RECORDED DATA |
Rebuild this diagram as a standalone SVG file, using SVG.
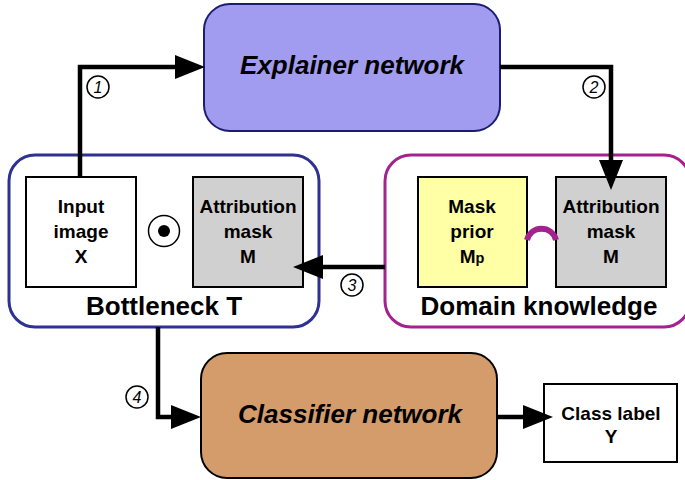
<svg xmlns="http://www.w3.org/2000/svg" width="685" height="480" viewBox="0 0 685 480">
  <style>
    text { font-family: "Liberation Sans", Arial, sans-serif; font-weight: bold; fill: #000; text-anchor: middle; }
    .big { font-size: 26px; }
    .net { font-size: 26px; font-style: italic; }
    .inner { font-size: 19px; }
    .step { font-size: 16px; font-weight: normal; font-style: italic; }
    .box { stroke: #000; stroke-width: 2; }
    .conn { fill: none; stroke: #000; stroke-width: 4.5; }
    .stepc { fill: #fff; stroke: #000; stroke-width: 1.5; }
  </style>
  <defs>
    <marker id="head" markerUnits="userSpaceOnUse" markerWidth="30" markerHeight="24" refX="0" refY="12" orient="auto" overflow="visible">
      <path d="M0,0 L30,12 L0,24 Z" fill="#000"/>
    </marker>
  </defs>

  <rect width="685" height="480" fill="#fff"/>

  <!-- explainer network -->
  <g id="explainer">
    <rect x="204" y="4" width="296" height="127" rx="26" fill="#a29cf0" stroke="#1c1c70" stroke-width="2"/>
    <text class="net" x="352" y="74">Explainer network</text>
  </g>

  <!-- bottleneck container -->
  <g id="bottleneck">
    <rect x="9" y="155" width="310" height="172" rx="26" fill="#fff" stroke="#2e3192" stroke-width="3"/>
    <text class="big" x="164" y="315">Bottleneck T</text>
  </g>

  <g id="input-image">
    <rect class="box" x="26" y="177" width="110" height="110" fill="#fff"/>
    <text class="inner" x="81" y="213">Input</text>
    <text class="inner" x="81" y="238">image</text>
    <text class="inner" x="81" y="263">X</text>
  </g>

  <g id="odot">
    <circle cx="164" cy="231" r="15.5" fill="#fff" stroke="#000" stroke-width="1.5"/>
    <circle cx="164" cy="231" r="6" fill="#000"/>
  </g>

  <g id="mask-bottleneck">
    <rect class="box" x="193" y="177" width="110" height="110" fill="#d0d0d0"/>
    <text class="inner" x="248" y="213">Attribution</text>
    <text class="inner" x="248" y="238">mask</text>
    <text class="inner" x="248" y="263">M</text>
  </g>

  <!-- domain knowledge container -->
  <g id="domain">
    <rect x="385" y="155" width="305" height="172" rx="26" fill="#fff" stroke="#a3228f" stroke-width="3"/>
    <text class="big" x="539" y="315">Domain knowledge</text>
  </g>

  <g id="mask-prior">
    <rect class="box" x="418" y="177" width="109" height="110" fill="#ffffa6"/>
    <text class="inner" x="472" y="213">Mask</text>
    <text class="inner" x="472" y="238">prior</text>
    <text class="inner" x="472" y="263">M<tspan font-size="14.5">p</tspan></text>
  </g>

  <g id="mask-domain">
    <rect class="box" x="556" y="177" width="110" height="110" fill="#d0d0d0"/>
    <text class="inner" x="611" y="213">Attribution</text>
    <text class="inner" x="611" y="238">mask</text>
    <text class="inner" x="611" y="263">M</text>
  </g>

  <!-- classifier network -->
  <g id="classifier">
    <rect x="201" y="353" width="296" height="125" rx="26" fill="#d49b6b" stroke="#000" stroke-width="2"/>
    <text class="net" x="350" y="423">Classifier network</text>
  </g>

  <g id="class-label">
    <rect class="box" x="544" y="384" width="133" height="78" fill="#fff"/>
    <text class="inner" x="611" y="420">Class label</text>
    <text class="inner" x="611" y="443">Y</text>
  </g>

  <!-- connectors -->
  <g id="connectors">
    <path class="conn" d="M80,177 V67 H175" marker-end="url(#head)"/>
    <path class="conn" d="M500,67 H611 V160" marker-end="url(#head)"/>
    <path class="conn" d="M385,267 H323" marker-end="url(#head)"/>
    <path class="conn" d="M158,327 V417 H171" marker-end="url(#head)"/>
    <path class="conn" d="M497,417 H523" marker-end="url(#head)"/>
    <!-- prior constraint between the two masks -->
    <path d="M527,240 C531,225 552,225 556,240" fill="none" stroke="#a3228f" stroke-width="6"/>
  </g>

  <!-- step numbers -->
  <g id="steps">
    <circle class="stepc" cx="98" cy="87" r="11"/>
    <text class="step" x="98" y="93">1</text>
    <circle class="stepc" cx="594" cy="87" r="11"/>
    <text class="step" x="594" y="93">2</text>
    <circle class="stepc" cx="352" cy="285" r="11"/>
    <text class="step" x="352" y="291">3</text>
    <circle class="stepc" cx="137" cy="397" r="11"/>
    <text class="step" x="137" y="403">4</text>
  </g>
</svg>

TO DO | Output the data exactly. Pictures don't belong in the result.

FULL RESPONSE |
Rebuild this diagram as a standalone SVG file, using SVG.
<svg xmlns="http://www.w3.org/2000/svg" width="685" height="480" viewBox="0 0 685 480">
  <style>
    text { font-family: "Liberation Sans", Arial, sans-serif; font-weight: bold; fill: #000; text-anchor: middle; }
    .big { font-size: 26px; }
    .net { font-size: 26px; font-style: italic; }
    .inner { font-size: 19px; }
    .step { font-size: 16px; font-weight: normal; font-style: italic; }
    .box { stroke: #000; stroke-width: 2; }
    .conn { fill: none; stroke: #000; stroke-width: 4.5; }
    .stepc { fill: #fff; stroke: #000; stroke-width: 1.5; }
  </style>
  <defs>
    <marker id="head" markerUnits="userSpaceOnUse" markerWidth="30" markerHeight="24" refX="0" refY="12" orient="auto" overflow="visible">
      <path d="M0,0 L30,12 L0,24 Z" fill="#000"/>
    </marker>
  </defs>

  <rect width="685" height="480" fill="#fff"/>

  <!-- explainer network -->
  <g id="explainer">
    <rect x="204" y="4" width="296" height="127" rx="26" fill="#a29cf0" stroke="#1c1c70" stroke-width="2"/>
    <text class="net" x="352" y="74">Explainer network</text>
  </g>

  <!-- bottleneck container -->
  <g id="bottleneck">
    <rect x="9" y="155" width="310" height="172" rx="26" fill="#fff" stroke="#2e3192" stroke-width="3"/>
    <text class="big" x="164" y="315">Bottleneck T</text>
  </g>

  <g id="input-image">
    <rect class="box" x="26" y="177" width="110" height="110" fill="#fff"/>
    <text class="inner" x="81" y="213">Input</text>
    <text class="inner" x="81" y="238">image</text>
    <text class="inner" x="81" y="263">X</text>
  </g>

  <g id="odot">
    <circle cx="164" cy="231" r="15.5" fill="#fff" stroke="#000" stroke-width="1.5"/>
    <circle cx="164" cy="231" r="6" fill="#000"/>
  </g>

  <g id="mask-bottleneck">
    <rect class="box" x="193" y="177" width="110" height="110" fill="#d0d0d0"/>
    <text class="inner" x="248" y="213">Attribution</text>
    <text class="inner" x="248" y="238">mask</text>
    <text class="inner" x="248" y="263">M</text>
  </g>

  <!-- domain knowledge container -->
  <g id="domain">
    <rect x="385" y="155" width="305" height="172" rx="26" fill="#fff" stroke="#a3228f" stroke-width="3"/>
    <text class="big" x="539" y="315">Domain knowledge</text>
  </g>

  <g id="mask-prior">
    <rect class="box" x="418" y="177" width="109" height="110" fill="#ffffa6"/>
    <text class="inner" x="472" y="213">Mask</text>
    <text class="inner" x="472" y="238">prior</text>
    <text class="inner" x="472" y="263">M<tspan font-size="14.5">p</tspan></text>
  </g>

  <g id="mask-domain">
    <rect class="box" x="556" y="177" width="110" height="110" fill="#d0d0d0"/>
    <text class="inner" x="611" y="213">Attribution</text>
    <text class="inner" x="611" y="238">mask</text>
    <text class="inner" x="611" y="263">M</text>
  </g>

  <!-- classifier network -->
  <g id="classifier">
    <rect x="201" y="353" width="296" height="125" rx="26" fill="#d49b6b" stroke="#000" stroke-width="2"/>
    <text class="net" x="350" y="423">Classifier network</text>
  </g>

  <g id="class-label">
    <rect class="box" x="544" y="384" width="133" height="78" fill="#fff"/>
    <text class="inner" x="611" y="420">Class label</text>
    <text class="inner" x="611" y="443">Y</text>
  </g>

  <!-- connectors -->
  <g id="connectors">
    <path class="conn" d="M80,177 V67 H175" marker-end="url(#head)"/>
    <path class="conn" d="M500,67 H611 V160" marker-end="url(#head)"/>
    <path class="conn" d="M385,267 H323" marker-end="url(#head)"/>
    <path class="conn" d="M158,327 V417 H171" marker-end="url(#head)"/>
    <path class="conn" d="M497,417 H523" marker-end="url(#head)"/>
    <!-- prior constraint between the two masks -->
    <path d="M527,240 C531,225 552,225 556,240" fill="none" stroke="#a3228f" stroke-width="6"/>
  </g>

  <!-- step numbers -->
  <g id="steps">
    <circle class="stepc" cx="98" cy="87" r="11"/>
    <text class="step" x="98" y="93">1</text>
    <circle class="stepc" cx="594" cy="87" r="11"/>
    <text class="step" x="594" y="93">2</text>
    <circle class="stepc" cx="352" cy="285" r="11"/>
    <text class="step" x="352" y="291">3</text>
    <circle class="stepc" cx="137" cy="397" r="11"/>
    <text class="step" x="137" y="403">4</text>
  </g>
</svg>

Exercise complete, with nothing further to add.